Когда мы приехали в Джелалабад, была уже ночь. Усталость от путешествия, интенсивность наших эмоций оставили нас без сил. Однако мы еще не хотели расставаться. Я вынесла в сад три стула. Этот зеленый уголок был единственным местом, где мы могли ненадолго уединиться. То был наш кокон под открытым небом. Мы болтали под серебряным светом луны, когда Мерхия прервала нас, чтобы с первой звездой загадать желание: пусть предстоящий месяц принесет благоденствие нам и нашей любви. Уверенным жестом, указывавшим на определенную тренировку, она бросила через левое плечо маленький камень, который и был предназначен этой звезде. Сделав это, она вернулась к нашему разговору. Шахзада незаметно подал ей знак. Мерхия подошла ближе и услышала тихое:
— Ты знаешь, что я веду опасный образ жизни. Поэтому обещай мне, что, если со мной что-то случится, если я умру, ты останешься рядом с Брижитт.

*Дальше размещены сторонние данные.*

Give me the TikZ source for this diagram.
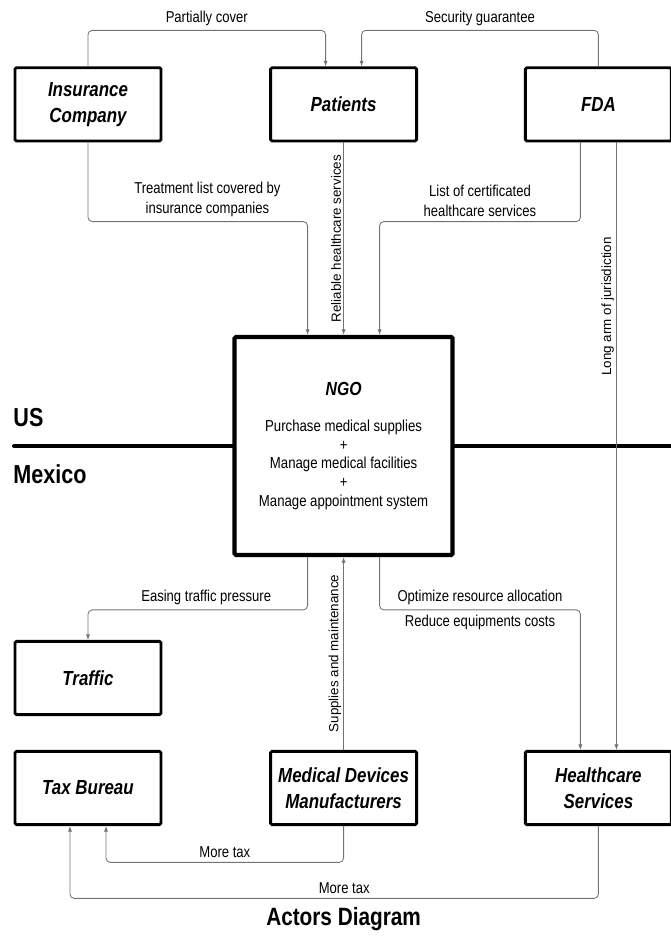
\documentclass[tikz,border=0pt]{standalone}
\usepackage{fontspec}
\setmainfont[FakeStretch=0.83]{Liberation Sans}
\newfontfamily\rotfont{Liberation Sans}
\usetikzlibrary{arrows.meta, positioning}

\begin{document}
\begin{tikzpicture}[
        actor/.style={draw, line width=2pt, rounded corners=1pt, minimum width=3.65cm, minimum height=1.83cm,
                      align=center, inner sep=0pt, font=\fontsize{14.5}{18.3}\selectfont\bfseries\itshape},
        hub/.style={draw, line width=3pt, rounded corners=1pt, minimum width=5.45cm, minimum height=5.45cm,
                    align=center, font=\fontsize{11.3}{13.3}\selectfont},
        conn/.style={-{Latex[length=4pt, width=3pt]}, black!55, line width=0.6pt, rounded corners=3pt},
        lbl/.style={font=\fontsize{11.2}{14.2}\selectfont, align=center, text=black},
        vlbl/.style={font=\rotfont\fontsize{9.5}{11}\selectfont, rotate=90, anchor=south, inner sep=1.5pt, text=black},
        region/.style={font=\fontsize{18.5}{20}\selectfont\bfseries, inner sep=0pt},
        border/.style={line width=2.8pt, line cap=round}
    ]
        \useasboundingbox (0,0) rectangle (16.775, 23.4);

        \node[actor] (insurance) at (2.2, 20.79) {Insurance\\Company};
        \node[actor] (patients) at (8.59, 20.79) {Patients};
        \node[actor] (fda) at (14.96, 20.79) {FDA};
        \node[hub] (ngo) at (8.59, 12.25) {{\fontsize{13.5}{16}\selectfont\bfseries\itshape NGO}\\[12pt]
            Purchase medical supplies\\+\\Manage medical facilities\\+\\Manage appointment system};
        \node[actor] (traffic) at (2.2, 6.45) {Traffic};
        \node[actor] (taxbureau) at (2.2, 3.7) {Tax Bureau};
        \node[actor] (medical) at (8.59, 3.7) {Medical Devices\\Manufacturers};
        \node[actor] (healthcare) at (14.96, 3.7) {Healthcare\\Services};

        \node[region, anchor=west] (us) at (0.33, 12.95) {US};
        \node[region, anchor=west] (mexico) at (0.33, 11.55) {Mexico};
        \coordinate (usleft) at (0.35, 12.25);
        \coordinate (usright) at (17.0, 12.25);
        \draw[border] (usleft) -- (ngo.west);
        \draw[border] (ngo.east) -- (usright);

        \draw[conn] (insurance.north) -- ++(0,0.9) -| node[lbl, pos=0.25, above]{Partially cover} ([xshift=-0.45cm]patients.north);
        \draw[conn] (fda.north) -- ++(0,0.9) -| node[lbl, pos=0.25, above]{Security guarantee} ([xshift=0.45cm]patients.north);
        \draw[conn] (insurance.south) -- ++(0,-1.98) -| node[lbl, pos=0.25, above, xshift=0.24cm]{Treatment list covered by\\insurance companies} ([xshift=-0.9cm]ngo.north);
        \draw[conn] (patients.south) -- node[vlbl, midway]{Reliable healthcare services} (ngo.north);
        \draw[conn] ([xshift=-0.45cm]fda.south) -- ++(0,-1.98) -| node[lbl, pos=0.25, above]{List of certificated\\healthcare services} ([xshift=0.9cm]ngo.north);
        \draw[conn] ([xshift=0.45cm]fda.south) -- node[vlbl, pos=0.27]{Long arm of jurisdiction} ([xshift=0.45cm]healthcare.north);

        \draw[conn] ([xshift=-0.9cm]ngo.south) -- ++(0,-1.32) -| node[lbl, pos=0.25, above, xshift=0.21cm]{Easing traffic pressure} (traffic.north);
        \draw[conn] ([xshift=0.9cm]ngo.south) -- ++(0,-1.32) -| node[lbl, pos=0.25, above]{Optimize resource allocation}
            node[lbl, pos=0.25, below]{Reduce equipments costs} ([xshift=-0.45cm]healthcare.north);
        \draw[conn] (medical.north) -- node[vlbl, midway]{Supplies and maintenance} (ngo.south);
        \draw[conn] (medical.south) -- ++(0,-0.91) -| node[lbl, pos=0.25, above]{More tax} ([xshift=0.45cm]taxbureau.south);
        \draw[conn] (healthcare.south) -- ++(0,-1.81) -| node[lbl, pos=0.25, above, xshift=0.25cm]{More tax} ([xshift=-0.45cm]taxbureau.south);

        \node[font=\fontsize{17.8}{20}\selectfont\bfseries] (title) at (8.59, 0.42) {Actors Diagram};
    \end{tikzpicture}
\end{document}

Она пообещала, и Шахзада вздохнул с облегчением.
Потом обычным голосом, прищурив взгляд, сказал насмешливо:
— Поскольку ты будешь жить здесь, тебе нужно научиться стрелять из автомата. Мы же в Афганистане, знаешь ли.
О, я научусь при условии, что он будет моим учителем. И смогу стать такой же ловкой и меткой, как он. Он пообещал мне, смеясь:
— Ты очень сильная, Брижитт. Ты покорила меня. Ты сделала то, что не смогла сделать Аль-Каида.